The month of January was coming to an end too soon, and the start of the spring semester was only a few days away. There is never enough time for blissful moments. Walking home together from the last day of IAP adventures, Thomas asked me if I would like to see the grand piano at the Ashdown dorm. Knowing his affinity for extremely long pieces of music, I told him I would see him in the piano lounge after visiting the ladies' room. When I reached the lounge, I was surprised to discover him no where near the piano, but rather, sitting gingerly on a couch, motioning me to sit across from him. A knot formed in my stomach.
"I don't really know how to say this, but I just wanted to tell you that ... I love you." Shocked. Breathless. My heart skipped a beat. I hadn't expected anything quite so extreme. I kept a strained face of nonchalance as I replied, "That's ridiculous.
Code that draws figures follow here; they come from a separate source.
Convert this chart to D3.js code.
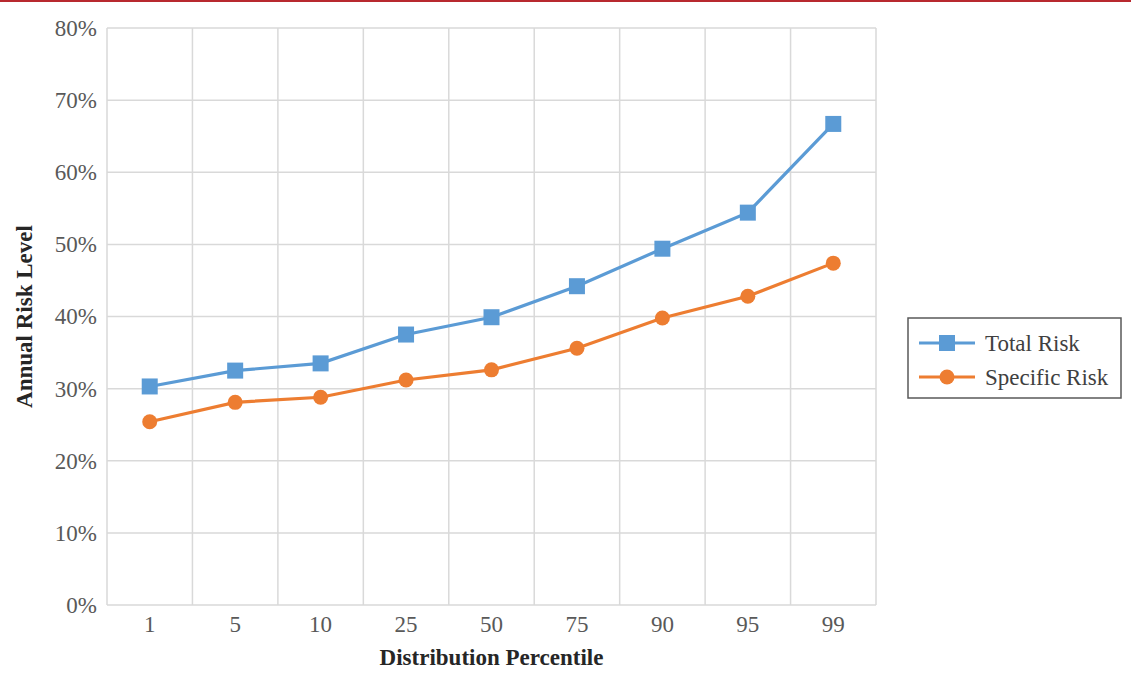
<!DOCTYPE html>
<html><head><meta charset="utf-8">
<script src="https://cdn.jsdelivr.net/npm/d3@7"></script>
<style>body{margin:0;background:#fff}svg{display:block}</style>
</head><body>
<svg id="c" width="1131" height="675"></svg>
<script>
const categories = ["1","5","10","25","50","75","90","95","99"];
const totalRisk = [0.303, 0.325, 0.335, 0.375, 0.399, 0.442, 0.494, 0.544, 0.667];
const specificRisk = [0.254, 0.281, 0.288, 0.312, 0.326, 0.356, 0.398, 0.428, 0.474];
const yTicks = [0,0.1,0.2,0.3,0.4,0.5,0.6,0.7,0.8];
const seriesNames = ["Total Risk","Specific Risk"];
const colors = ["#5b9bd5","#ed7d31"];

const svg = d3.select("#c");
const font = "'Liberation Serif','Times New Roman',serif";
svg.append("rect").attr("x",0).attr("y",0).attr("width",1131).attr("height",2).attr("fill","#b8292f");

const L=107,R=876,T=28,B=605;
const x = d3.scaleBand().domain(categories).range([L,R]);
const y = d3.scaleLinear().domain([0,0.8]).range([B,T]);

const g = svg.append("g");
g.selectAll(".hg").data(yTicks).join("line")
 .attr("x1",L).attr("x2",R).attr("y1",d=>y(d)).attr("y2",d=>y(d))
 .attr("stroke","#d9d9d9").attr("stroke-width",1.5);
const bounds = categories.map(c=>x(c)).concat([R]);
g.selectAll(".vg").data(bounds).join("line")
 .attr("x1",d=>d).attr("x2",d=>d).attr("y1",T).attr("y2",B)
 .attr("stroke","#d9d9d9").attr("stroke-width",1.5);

const yAxis = d3.axisLeft(y).tickValues(yTicks).tickFormat(d3.format(".0%")).tickSize(0).tickPadding(10);
const ya = svg.append("g").attr("transform",`translate(${L},0)`).call(yAxis);
ya.select(".domain").remove();
ya.selectAll("text").attr("font-family",font).attr("font-size",23).attr("fill","#595959").attr("dy","0.32em");

const xAxis = d3.axisBottom(x).tickSize(0).tickPadding(11);
const xa = svg.append("g").attr("transform",`translate(0,${B})`).call(xAxis);
xa.select(".domain").remove();
xa.selectAll("text").attr("font-family",font).attr("font-size",23).attr("fill","#595959");

svg.append("text").attr("x",(L+R)/2).attr("y",665).attr("text-anchor","middle")
 .attr("font-family",font).attr("font-size",23).attr("font-weight","bold").attr("fill","#262626")
 .text("Distribution Percentile");
svg.append("text").attr("transform",`translate(32,${(T+B)/2}) rotate(-90)`).attr("text-anchor","middle")
 .attr("font-family",font).attr("font-size",23).attr("font-weight","bold").attr("fill","#262626")
 .text("Annual Risk Level");

const cx = c => x(c)+x.bandwidth()/2;
const line = d3.line().x((d,i)=>cx(categories[i])).y(d=>y(d));
[totalRisk, specificRisk].forEach((data,si)=>{
  svg.append("path").datum(data).attr("d",line).attr("fill","none")
    .attr("stroke",colors[si]).attr("stroke-width",3.2);
  if(si===0){
    svg.selectAll(".sq").data(data).join("rect")
      .attr("x",(d,i)=>cx(categories[i])-8).attr("y",d=>y(d)-8)
      .attr("width",16).attr("height",16).attr("fill",colors[0]);
  } else {
    svg.selectAll(".ci").data(data).join("circle")
      .attr("cx",(d,i)=>cx(categories[i])).attr("cy",d=>y(d)).attr("r",7.5).attr("fill",colors[1]);
  }
});

const lg = svg.append("g");
lg.append("rect").attr("x",908).attr("y",318).attr("width",213).attr("height",80)
 .attr("fill","#fff").attr("stroke","#595959").attr("stroke-width",1.5);
seriesNames.forEach((n,i)=>{
  const yy = 343 + i*34;
  lg.append("line").attr("x1",919).attr("x2",975).attr("y1",yy).attr("y2",yy).attr("stroke",colors[i]).attr("stroke-width",3.2);
  if(i===0) lg.append("rect").attr("x",939).attr("y",yy-8).attr("width",16).attr("height",16).attr("fill",colors[0]);
  else lg.append("circle").attr("cx",947).attr("cy",yy).attr("r",7.5).attr("fill",colors[1]);
  lg.append("text").attr("x",985).attr("y",yy).attr("dy","0.35em").attr("font-family",font).attr("font-size",23)
    .attr("fill","#404040").text(n);
});
</script>
</body></html>
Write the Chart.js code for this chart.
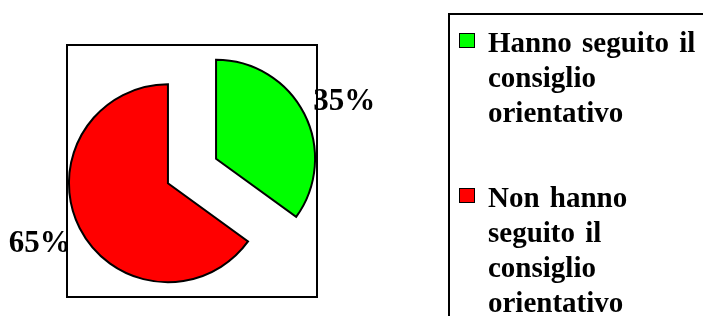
<!DOCTYPE html>
<html>
<head>
<meta charset="utf-8">
<script src="https://cdn.jsdelivr.net/npm/chart.js@4/dist/chart.umd.min.js"></script>
<style>
  html, body { margin: 0; padding: 0; background: #fff; overflow: hidden; }
  body { width: 703px; height: 316px; position: relative; }
  #c { position: absolute; left: 0; top: 0; }
  #legend {
    position: absolute; left: 448px; top: 13px; width: 320px; height: 420px;
    border-left: 2px solid #000; border-top: 2px solid #000; box-sizing: border-box;
    font-family: "Liberation Serif", "Times New Roman", serif; font-weight: bold;
    font-size: 29px; line-height: 35px; color: #000; padding-top: 10px;
  }
  .item { position: relative; padding-left: 38px; }
  .item + .item { margin-top: 50px; }
  .sw { position: absolute; left: 9px; top: 8px; width: 14px; height: 13px; border: 1px solid #000; }
  .line { white-space: nowrap; word-spacing: 3px; }
</style>
</head>
<body>
<canvas id="c" width="703" height="316"></canvas>
<div id="legend"></div>
<script>
const categories = [
  ["Hanno seguito il", "consiglio", "orientativo"],
  ["Non hanno", "seguito il", "consiglio", "orientativo"]
];
const values = [35, 65];
const colors = ["#00FF00", "#FF0000"];
const explodeDistance = [27, 27];

const explodePlugin = {
  id: 'explode',
  beforeDatasetDraw(chart, args) {
    const ctx = chart.ctx;
    args.meta.data.forEach((arc, i) => {
      const mid = (arc.startAngle + arc.endAngle) / 2;
      const d = explodeDistance[i] || 0;
      ctx.save();
      ctx.translate(Math.cos(mid) * d, Math.sin(mid) * d);
      arc.draw(ctx);
      ctx.restore();
    });
    return false;
  },
  afterDatasetsDraw(chart) {
    const ctx = chart.ctx;
    const meta = chart.getDatasetMeta(0);
    const data = chart.data.datasets[0].data;
    const total = data.reduce((a, b) => a + b, 0);
    const size = 31;
    ctx.save();
    ctx.font = 'bold ' + size + 'px "Liberation Serif", "Times New Roman", serif';
    ctx.fillStyle = '#000';
    ctx.textAlign = 'center';
    ctx.textBaseline = 'alphabetic';
    meta.data.forEach((arc, i) => {
      const mid = (arc.startAngle + arc.endAngle) / 2 + 0.035;
      const r = arc.outerRadius + 69;
      const x = arc.x + Math.cos(mid) * r;
      const y = arc.y + Math.sin(mid) * r + size * 0.338;
      ctx.fillText(Math.round(data[i] / total * 100) + '%', x, y);
    });
    ctx.restore();
  }
};

const framePlugin = {
  id: 'frame',
  beforeDraw(chart) {
    const {ctx, chartArea: a} = chart;
    ctx.save();
    ctx.strokeStyle = '#000';
    ctx.lineWidth = 2;
    ctx.strokeRect(a.left, a.top, a.right - a.left, a.bottom - a.top);
    ctx.restore();
  }
};

const chart = new Chart(document.getElementById('c'), {
  type: 'pie',
  data: {
    labels: categories,
    datasets: [{
      data: values,
      backgroundColor: colors,
      borderColor: '#000',
      borderWidth: 2,
      borderJoinStyle: 'miter',
      offset: 0
    }]
  },
  options: {
    responsive: false,
    animation: false,
    devicePixelRatio: 1,
    radius: 99,
    layout: { padding: { left: 67, top: 45, right: 386, bottom: 19 } },
    plugins: {
      legend: { display: false },
      tooltip: { enabled: false }
    }
  },
  plugins: [framePlugin, explodePlugin]
});

const legend = document.getElementById('legend');
categories.forEach((lines, i) => {
  const item = document.createElement('div');
  item.className = 'item';
  const sw = document.createElement('div');
  sw.className = 'sw';
  sw.style.background = colors[i];
  item.appendChild(sw);
  lines.forEach(t => {
    const l = document.createElement('div');
    l.className = 'line';
    l.textContent = t;
    item.appendChild(l);
  });
  legend.appendChild(item);
});
</script>
</body>
</html>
Do you even know what love really is?" To my astonishment, the boy had done research. "Well, my dad says that when you find someone you can't imagine living your life without, that's when you know you're in love." The rest of the night of January 28th, 2005 was history. The night shift security guard came by every hour, only to find that we were still sitting across one another chatting away quietly. We caught each other up on our previous decade or so of life experiences, learned about our shared and unshared interests, and chuckled together at the thought of the poor security guard wondering what mischief we must be up to at 7am in the morning, having sat there plotting for nearly ten hours. That morning I finally found my way back to my bed, tired but happy, smiling goofily at myself thinking, "Who would have thunk that two such unlikely characters would end up together?"